## To be done
Find how many lines contain the word "chart" and state that number alone.

* BEGIN Entries provided *

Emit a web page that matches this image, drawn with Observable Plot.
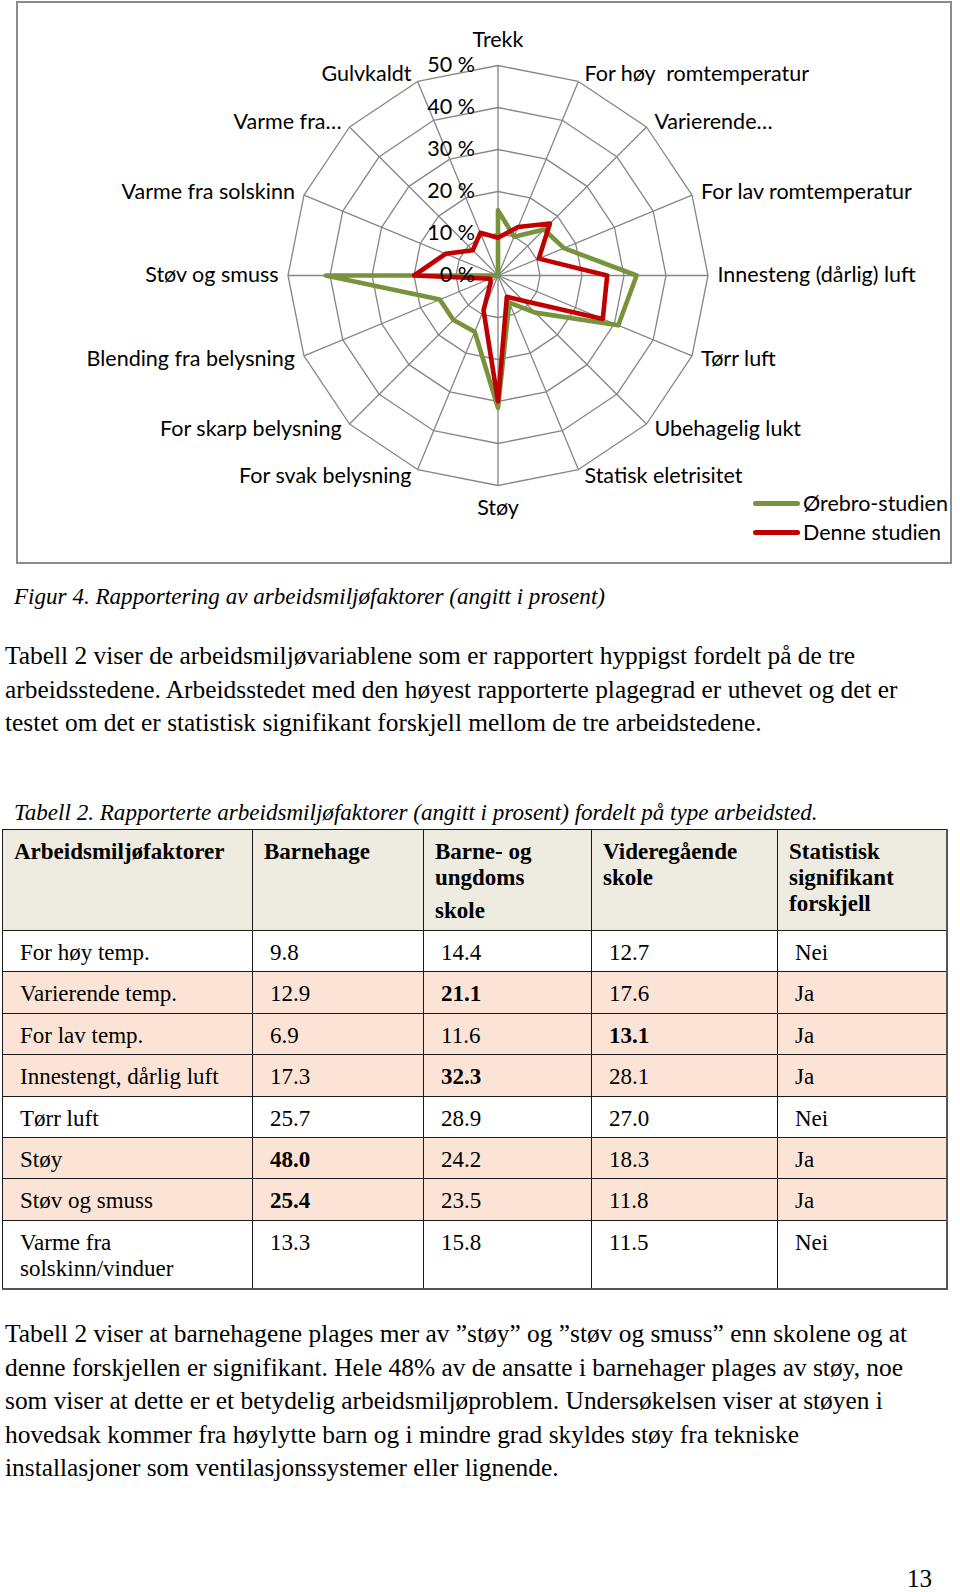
<!DOCTYPE html>
<html lang="no"><head><meta charset="utf-8">
<script src="https://cdn.jsdelivr.net/npm/d3@7"></script>
<script src="https://cdn.jsdelivr.net/npm/@observablehq/plot@0.6"></script>
<style>
html,body{margin:0;padding:0;background:#fff;}
#page{position:relative;width:960px;height:1592px;overflow:hidden;background:#fff;color:#000;font-family:"Liberation Serif","Times New Roman",serif;}
#chart{position:absolute;left:0;top:0;}
#chart svg text{white-space:pre;}
#box{position:absolute;left:16px;top:1px;width:936px;height:563px;border:2px solid #8c8c8c;box-sizing:border-box;pointer-events:none;}
.legend{position:absolute;left:753px;font-family:Lato,sans-serif;font-size:21.5px;display:flex;align-items:center;height:24px;white-space:nowrap;}
.legend .sw{width:47px;height:5px;border-radius:2.5px;margin-right:3px;}
.line{position:absolute;left:5px;white-space:nowrap;font-size:25.4px;line-height:34px;height:34px;}
.cap{position:absolute;left:14px;white-space:nowrap;font-size:23.1px;font-style:italic;line-height:30px;height:30px;}
#tbl{position:absolute;left:2px;top:829px;border-collapse:collapse;table-layout:fixed;font-size:23px;width:944px;}
#tbl td,#tbl th{border:1.5px solid #1a1a1a;vertical-align:top;text-align:left;padding:9px 4px 0 17px;line-height:26px;overflow:hidden;}
#tbl th{background:#EEECE1;font-weight:bold;padding-left:11px;}
#tbl tr > *:last-child{border-right:2px solid #555;}
#tbl tr:last-child td{border-bottom:2px solid #555;}
#pnum{position:absolute;right:28px;top:1562px;font-size:25px;line-height:34px;}
</style></head>
<body><div id="page">
<div id="chart"></div>
<div id="box"></div>
<div id="legend"></div>
<div id="texts"></div>
<table id="tbl"></table>
<div id="pnum">13</div>
</div>
<script>
// ---------- radar chart data ----------
const categories = ["Trekk","For høy  romtemperatur","Varierende…","For lav romtemperatur","Innesteng (dårlig) luft","Tørr luft","Ubehagelig lukt","Statisk eletrisitet","Støy","For svak belysning","For skarp belysning","Blending fra belysning","Støv og smuss","Varme fra solskinn","Varme fra…","Gulvkaldt"];
const orebro = [15.5,10,15.5,17,33,31,12.5,7,31.5,14.5,15,15,41,0,0,0];
const denne  = [9,12.5,17.5,10.5,26,27,8.5,5.5,30,9,2.5,2,20,13.5,8.5,11];
const seriesNames = ["Ørebro-studien","Denne studien"];
const seriesColors = ["#77933C","#C00000"];
const ticks = [0,10,20,30,40,50];
const tickLabels = ["0 %","10 %","20 %","30 %","40 %","50 %"];

// ---------- table data ----------
const tableHeader = ["Arbeidsmiljøfaktorer","Barnehage","Barne- og|ungdoms|skole","Videregående|skole","Statistisk|signifikant|forskjell"];
const tableFactors = ["For høy temp.","Varierende temp.","For lav temp.","Innestengt, dårlig luft","Tørr luft","Støy","Støv og smuss","Varme fra|solskinn/vinduer"];
const barnehage    = [9.8,12.9,6.9,17.3,25.7,48.0,25.4,13.3];
const barneUngdom  = [14.4,21.1,11.6,32.3,28.9,24.2,23.5,15.8];
const videregaende = [12.7,17.6,13.1,28.1,27.0,18.3,11.8,11.5];
const signifikant  = ["Nei","Ja","Ja","Ja","Nei","Ja","Ja","Nei"];

// ---------- text ----------
const figCaption = "Figur 4. Rapportering av arbeidsmiljøfaktorer (angitt i prosent)";
const tabCaption = "Tabell 2. Rapporterte arbeidsmiljøfaktorer (angitt i prosent) fordelt på type arbeidsted.";
const para1 = ["Tabell 2 viser de arbeidsmiljøvariablene som er rapportert hyppigst fordelt på de tre",
  "arbeidsstedene. Arbeidsstedet med den høyest rapporterte plagegrad er uthevet og det er",
  "testet om det er statistisk signifikant forskjell mellom de tre arbeidstedene."];
const para2 = ["Tabell 2 viser at barnehagene plages mer av ”støy” og ”støv og smuss” enn skolene og at",
  "denne forskjellen er signifikant. Hele 48% av de ansatte i barnehager plages av støy, noe",
  "som viser at dette er et betydelig arbeidsmiljøproblem. Undersøkelsen viser at støyen i",
  "hovedsak kommer fra høylytte barn og i mindre grad skyldes støy fra tekniske",
  "installasjoner som ventilasjonssystemer eller lignende."];

// ---------- radar ----------
const W = 960, H = 566, CX = 497.5, CY = 275, PX = 4.2;
const n = categories.length;
const ang = i => i * 2 * Math.PI / n;
const pos = (v, i) => ({x: v * Math.sin(ang(i)), y: v * Math.cos(ang(i))});
const rMax = d3.max(ticks);
const rings = ticks.filter(t => t > 0).flatMap(t => d3.range(n + 1).map(i => ({t, ...pos(t, i % n)})));
const spokes = categories.map((c, i) => ({c, ...pos(rMax, i)}));
const seriesVals = [orebro, denne];
const seriesPts = seriesNames.flatMap((name, s) => d3.range(n + 1).map(i => ({name, ...pos(seriesVals[s][i % n], i % n)})));
const labels = categories.map((c, i) => {
  const s = Math.sin(ang(i)), co = Math.cos(ang(i));
  const p = pos(rMax, i);
  const anchor = Math.abs(s) < 1e-6 ? "middle" : (s > 0 ? "start" : "end");
  const ox = anchor === "middle" ? 0 : Math.sign(s) * (4 + 5.5 * Math.abs(s)) / PX;
  const oy = anchor === "middle" ? (co > 0 ? 25 : -23) / PX : (7.5 * co) / PX;
  return {c, anchor, x: p.x + ox, y: p.y + oy};
});
const tickData = ticks.map((t, i) => ({t, label: tickLabels[i]}));

const chart = Plot.plot({
  width: W, height: H, margin: 0,
  x: {domain: [-CX / PX, (W - CX) / PX], axis: null},
  y: {domain: [-(H - CY) / PX, CY / PX], axis: null},
  color: {domain: seriesNames, range: seriesColors},
  style: {fontFamily: "Lato, sans-serif", fontSize: "21.5px", color: "#000", background: "transparent", overflow: "visible"},
  marks: [
    Plot.line(rings, {x: "x", y: "y", z: "t", stroke: "#868686", strokeWidth: 1.3}),
    Plot.link(spokes, {x1: () => 0, y1: () => 0, x2: "x", y2: "y", stroke: "#868686", strokeWidth: 1.3}),
    Plot.line(seriesPts, {x: "x", y: "y", z: "name", stroke: "name", strokeWidth: 4.6, strokeLinejoin: "round", curve: "linear"}),
    Plot.text(labels.filter(d => d.anchor === "start"), {x: "x", y: "y", text: "c", textAnchor: "start", fill: "#000"}),
    Plot.text(labels.filter(d => d.anchor === "end"), {x: "x", y: "y", text: "c", textAnchor: "end", fill: "#000"}),
    Plot.text(labels.filter(d => d.anchor === "middle"), {x: "x", y: "y", text: "c", textAnchor: "middle", fill: "#000"}),
    Plot.text(tickData, {x: () => 0, y: "t", text: "label", textAnchor: "end", dx: -23, fill: "#000"})
  ]
});
document.getElementById("chart").appendChild(chart);

// legend
const legend = document.getElementById("legend");
seriesNames.forEach((name, i) => {
  const d = document.createElement("div");
  d.className = "legend";
  d.style.top = (491 + i * 29) + "px";
  d.innerHTML = `<span class="sw" style="background:${seriesColors[i]}"></span><span>${name}</span>`;
  legend.appendChild(d);
});

// texts
const texts = document.getElementById("texts");
function addLine(cls, txt, centerY, h) {
  const d = document.createElement("div");
  d.className = cls; d.textContent = txt; d.style.top = (centerY - h / 2) + "px";
  texts.appendChild(d);
}
addLine("cap", figCaption, 596, 30);
addLine("cap", tabCaption, 812, 30);
para1.forEach((t, i) => addLine("line", t, 655 + i * 33.6, 34));
para2.forEach((t, i) => addLine("line", t, 1333 + i * 33.6, 34));

// table
const tbl = document.getElementById("tbl");
const colW = [250, 171, 168, 186, 169];
const cg = document.createElement("colgroup");
colW.forEach(w => { const c = document.createElement("col"); c.style.width = w + "px"; cg.appendChild(c); });
tbl.appendChild(cg);
const hr = document.createElement("tr"); hr.style.height = "101px";
tableHeader.forEach((h, j) => {
  const th = document.createElement("th");
  const parts = h.split("|");
  th.innerHTML = parts.map((p, k) => (j === 2 && k === 2) ? `<span style="display:block;margin-top:7px">${p}</span>` : p + (k < parts.length - 1 && !(j === 2 && k === 1) ? "<br>" : "")).join("");
  hr.appendChild(th);
});
tbl.appendChild(hr);
const cols = [barnehage, barneUngdom, videregaende];
tableFactors.forEach((f, i) => {
  const tr = document.createElement("tr");
  tr.style.height = (i === tableFactors.length - 1 ? 69 : 41.4) + "px";
  tr.style.background = signifikant[i] === "Ja" ? "#FBE4D5" : "#fff";
  const vals = cols.map(c => c[i]);
  const mx = d3.max(vals);
  const cells = [f.split("|").join("<br>")]
    .concat(vals.map(v => (signifikant[i] === "Ja" && v === mx) ? `<b>${v.toFixed(1)}</b>` : v.toFixed(1)))
    .concat([signifikant[i]]);
  cells.forEach(c => { const td = document.createElement("td"); td.innerHTML = c; tr.appendChild(td); });
  tbl.appendChild(tr);
});
</script>
</body></html>
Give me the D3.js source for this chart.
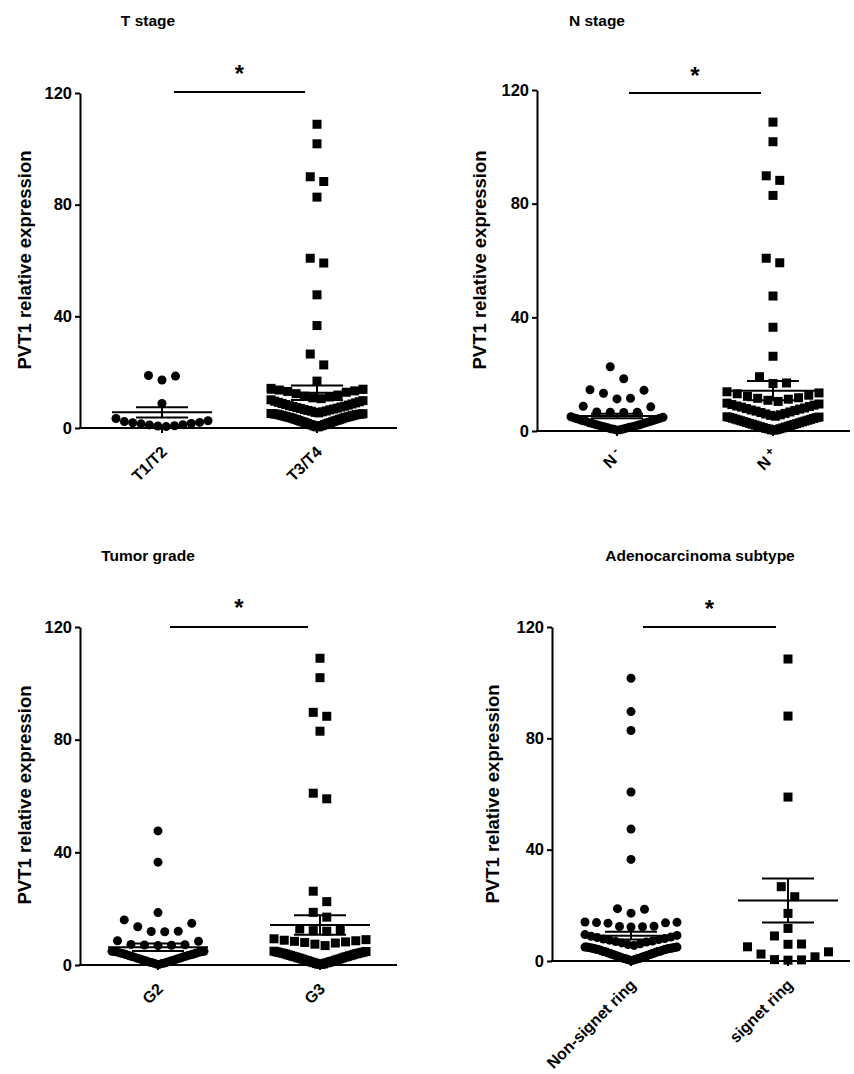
<!DOCTYPE html>
<html><head><meta charset="utf-8">
<script src="https://cdn.jsdelivr.net/npm/d3@7"></script>
<style>
body{margin:0;background:#fff}
svg{display:block}
text{font-family:"Liberation Sans",Arial,Helvetica,sans-serif;font-weight:bold;fill:#000}
</style>
</head><body>
<svg id="chart" width="854" height="1074"></svg>
<script>
// ---------------- DATA ----------------
const titles = ["T stage", "N stage", "Tumor grade", "Adenocarcinoma subtype"];
const categories = [["T1/T2", "T3/T4"], ["N -", "N +"], ["G2", "G3"], ["Non-signet ring", "signet ring"]];
const yTicks = [0, 40, 80, 120];
const yLabel = "PVT1 relative expression";
const sigMark = "*";

const tStageLow = [18.8, 17.2, 18.6, 8.8, 3.4, 2.6, 2.3, 2.0, 1.6, 1.2, 0.8, 0.5, 0.7, 1.1, 1.5, 1.9];
const tStageHigh = [0.4, 0.5, 0.7, 0.8, 0.9, 1.1, 1.2, 1.3, 1.5, 1.6, 1.8, 1.9, 2.0, 2.2, 2.3, 2.4, 2.6, 2.7, 2.8, 3.0,
  3.1, 3.2, 3.3, 3.5, 3.6, 3.7, 3.8, 3.9, 4.0, 4.1, 4.2, 4.3, 4.4, 4.5, 4.6, 4.7, 4.8, 4.9, 4.9, 5.0, 5.0, 5.1, 5.1, 5.2,
  5.4, 5.6, 5.8, 6.0, 6.1, 6.3, 6.5, 6.6, 6.8, 7.0, 7.1, 7.3, 7.5, 7.7, 7.8, 8.0, 8.2, 8.4, 8.6, 8.8, 9.0, 9.2, 9.4, 9.6, 9.8, 10.1,
  10.5, 10.8, 11.1, 11.4, 11.8, 12.3, 12.8, 13.1, 13.3, 13.6, 13.9, 14.2,
  16.8, 22.6, 26.5, 36.7, 47.7, 59.1, 60.8, 82.7, 88.3, 90.0, 101.8, 108.8];
const nStageNeg = [0.3, 0.4, 0.6, 0.7, 0.8, 1.0, 1.1, 1.3, 1.4, 1.5, 1.7, 1.8, 2.0, 2.1, 2.3, 2.4, 2.6, 2.8, 2.9, 3.1,
  3.3, 3.4, 3.6, 3.8, 3.9, 4.1, 4.3, 4.5, 4.6, 4.8, 5.0,
  6.5, 6.6, 6.6, 6.7, 8.5, 8.7, 11.3, 11.5, 13.3, 14.3, 14.5, 18.4, 22.6];
const nStagePos = [0.3, 0.4, 0.5, 0.7, 0.8, 0.9, 1.1, 1.2, 1.4, 1.5, 1.7, 1.8, 2.0, 2.1, 2.3, 2.4, 2.6, 2.7, 2.9, 3.0,
  3.2, 3.3, 3.5, 3.6, 3.8, 3.9, 4.1, 4.2, 4.4, 4.5, 4.7, 4.8, 4.9, 5.0,
  5.2, 5.5, 5.7, 6.0, 6.2, 6.5, 6.7, 7.0, 7.2, 7.4, 7.7, 7.9, 8.1, 8.4, 8.6, 8.8, 9.1, 9.3, 9.5, 9.8,
  10.4, 10.8, 11.2, 11.5, 11.7, 12.2, 12.6, 13.1, 13.4, 13.8, 16.7, 16.9, 19.1,
  26.3, 36.5, 47.5, 59.2, 60.8, 82.9, 88.2, 89.8, 101.8, 108.7];
const gradeG2 = [0.2, 0.3, 0.5, 0.6, 0.7, 0.9, 1.0, 1.1, 1.3, 1.4, 1.6, 1.7, 1.9, 2.0, 2.2, 2.3, 2.5, 2.6, 2.8, 2.9,
  3.1, 3.2, 3.4, 3.5, 3.6, 3.8, 3.9, 4.1, 4.2, 4.3, 4.5, 4.6, 4.7, 4.8, 4.9, 4.9,
  6.9, 7.0, 7.1, 7.2, 7.3, 8.4, 8.6, 11.8, 11.9, 12.0, 13.6, 14.8, 16.0, 18.6, 36.5, 47.6];
const gradeG3 = [0.2, 0.3, 0.4, 0.5, 0.7, 0.8, 0.9, 1.0, 1.2, 1.3, 1.4, 1.6, 1.7, 1.8, 2.0, 2.1, 2.2, 2.4, 2.5, 2.6,
  2.8, 2.9, 3.0, 3.1, 3.3, 3.4, 3.5, 3.6, 3.8, 3.9, 4.0, 4.1, 4.2, 4.3, 4.4, 4.5, 4.6, 4.7, 4.8, 4.9,
  6.9, 7.4, 7.8, 8.0, 8.2, 8.4, 8.6, 8.8, 9.0, 9.3, 12.0, 12.2, 12.5, 12.8,
  17.0, 18.7, 22.5, 26.2, 59.0, 61.0, 83.0, 88.3, 89.7, 102.0, 108.9];
const nonSignet = [0.2, 0.3, 0.3, 0.4, 0.5, 0.6, 0.7, 0.8, 0.8, 0.9, 1.0, 1.1, 1.2, 1.3, 1.4, 1.5, 1.6, 1.7, 1.8, 1.9,
  2.0, 2.1, 2.2, 2.3, 2.4, 2.5, 2.6, 2.7, 2.8, 2.9, 3.0, 3.1, 3.2, 3.3, 3.4, 3.4, 3.5, 3.6, 3.7, 3.8, 3.9,
  4.0, 4.1, 4.1, 4.2, 4.3, 4.4, 4.4, 4.5, 4.6, 4.6, 4.7, 4.7, 4.8, 4.8, 4.9, 4.9, 5.0, 5.0, 5.0,
  5.6, 5.9, 6.2, 6.5, 6.8, 7.0, 7.2, 7.5, 7.7, 7.9, 8.1, 8.4, 8.6, 8.9, 9.2, 9.5,
  12.2, 12.3, 12.4, 12.5, 13.6, 13.7, 13.8, 13.9, 14.0, 17.2, 18.6, 18.8,
  36.5, 47.4, 60.7, 82.8, 89.6, 101.6];
const signet = [0.3, 0.4, 0.5, 1.5, 2.5, 3.3, 5.1, 6.0, 6.1, 9.0, 11.7, 17.1, 23.1, 26.7, 58.9, 88.0, 108.5];

const groups = [[tStageLow, tStageHigh], [nStageNeg, nStagePos], [gradeG2, gradeG3], [nonSignet, signet]];
// mean and SEM
const means = [[5.6, 12.6], [5.3, 14.2], [6.3, 14.2], [9.1, 21.7]];
const sems  = [[1.8, 2.6], [0.8, 3.4], [1.3, 3.5], [1.4, 7.9]];

// ---------------- LAYOUT ----------------
const layout = [
  {ax: 80,  end: 397, c: [162, 317], y0: 428, y1: 93,  sigY: 92,  starY: 82,  title: [148, 26],  ylab: [24, 260]},
  {ax: 537, end: 850, c: [617, 773], y0: 431, y1: 90,  sigY: 93,  starY: 84,  title: [597, 26],  ylab: [479, 260]},
  {ax: 80,  end: 397, c: [158, 320], y0: 965, y1: 627, sigY: 627, starY: 616, title: [148, 561], ylab: [24, 795]},
  {ax: 552, end: 850, c: [631, 788], y0: 961, y1: 627, sigY: 627, starY: 617, title: [700, 561], ylab: [492, 794]}
];
const BIN = 13.5, MAXSP = 13.5, ROWW = 92, R = 4.5, SQ = 9;

function scatterLayout(vals, y) {
  const s = vals.slice().sort((a, b) => a - b);
  const rows = []; let cur = null;
  s.forEach(v => {
    if (!cur || (y(cur[0]) - y(v)) >= BIN) { cur = [v]; rows.push(cur); } else cur.push(v);
  });
  const pts = [];
  rows.forEach(r => {
    const n = r.length, sp = n > 1 ? Math.min(MAXSP, ROWW / (n - 1)) : 0;
    r.forEach((v, i) => {
      let k;
      if (n % 2) k = i === 0 ? 0 : (i % 2 ? Math.ceil(i / 2) : -i / 2);
      else k = (i % 2 === 0 ? 1 : -1) * (Math.floor(i / 2) + 0.5);
      pts.push({v: v, dx: k * sp});
    });
  });
  return pts;
}

const svg = d3.select("#chart");

layout.forEach((L, p) => {
  const g = svg.append("g");
  const y = d3.scaleLinear().domain([0, 120]).range([L.y0, L.y1]);
  const x = d3.scalePoint().domain(categories[p]).range(L.c);

  // title
  g.append("text").attr("x", L.title[0]).attr("y", L.title[1]).attr("text-anchor", "middle")
    .style("font-size", "15.5px").text(titles[p]);

  // y label
  g.append("text").attr("transform", `translate(${L.ylab[0]},${L.ylab[1]}) rotate(-90)`)
    .attr("text-anchor", "middle").attr("dominant-baseline", "central")
    .style("font-size", "18.5px").text(yLabel);

  // y axis
  const ya = g.append("g").attr("transform", `translate(${L.ax},0)`)
    .call(d3.axisLeft(y).tickValues(yTicks).tickSize(5).tickSizeOuter(0).tickPadding(3).tickFormat(d3.format("d")));
  ya.selectAll("path,line").attr("stroke", "#000").attr("stroke-width", 2);
  ya.selectAll("text").style("font-size", "16.5px").attr("font-family", null).attr("fill", "#000");

  // x axis
  g.append("line").attr("x1", L.ax - 1).attr("x2", L.end).attr("y1", y(0)).attr("y2", y(0))
    .attr("stroke", "#000").attr("stroke-width", 2);
  g.selectAll(".xt").data(categories[p]).enter().append("line")
    .attr("x1", d => x(d)).attr("x2", d => x(d)).attr("y1", y(0)).attr("y2", y(0) + 5)
    .attr("stroke", "#000").attr("stroke-width", 2);
  g.selectAll(".xl").data(categories[p]).enter().append("text")
    .attr("transform", d => `translate(${x(d) + 6},${y(0) + 25}) rotate(-45)`)
    .attr("text-anchor", "end").style("font-size", "16px")
    .each(function (d) {
      const t = d3.select(this);
      if (d.startsWith("N ")) {
        t.append("tspan").text("N");
        t.append("tspan").attr("dx", "3").attr("dy", "-6").style("font-size", "12px").text(d.slice(2));
      } else t.text(d);
    });

  // significance bar
  g.append("line").attr("x1", x(categories[p][0]) + 12).attr("x2", x(categories[p][1]) - 12)
    .attr("y1", L.sigY).attr("y2", L.sigY).attr("stroke", "#000").attr("stroke-width", 2);
  g.append("text").attr("x", (x(categories[p][0]) + x(categories[p][1])) / 2).attr("y", L.starY)
    .attr("text-anchor", "middle").style("font-size", "24px").text(sigMark);

  // points
  groups[p].forEach((vals, gi) => {
    const cx = x(categories[p][gi]);
    const pts = scatterLayout(vals, y);
    if (gi === 0) {
      g.selectAll(null).data(pts).enter().append("circle")
        .attr("cx", d => cx + d.dx).attr("cy", d => y(d.v)).attr("r", R).attr("fill", "#000");
    } else {
      g.selectAll(null).data(pts).enter().append("rect")
        .attr("x", d => cx + d.dx - SQ / 2).attr("y", d => y(d.v) - SQ / 2)
        .attr("width", SQ).attr("height", SQ).attr("fill", "#000");
    }
    // mean +/- SEM
    const m = means[p][gi], s = sems[p][gi];
    const bar = g.append("g").attr("stroke", "#000").attr("stroke-width", 2);
    bar.append("line").attr("x1", cx - 50).attr("x2", cx + 50).attr("y1", y(m)).attr("y2", y(m));
    bar.append("line").attr("x1", cx - 26).attr("x2", cx + 26).attr("y1", y(m + s)).attr("y2", y(m + s));
    bar.append("line").attr("x1", cx - 26).attr("x2", cx + 26).attr("y1", y(m - s)).attr("y2", y(m - s));
    bar.append("line").attr("x1", cx).attr("x2", cx).attr("y1", y(m + s)).attr("y2", y(m - s));
  });
});
</script>
</body></html>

* END Entries provided *

## Output for this task
9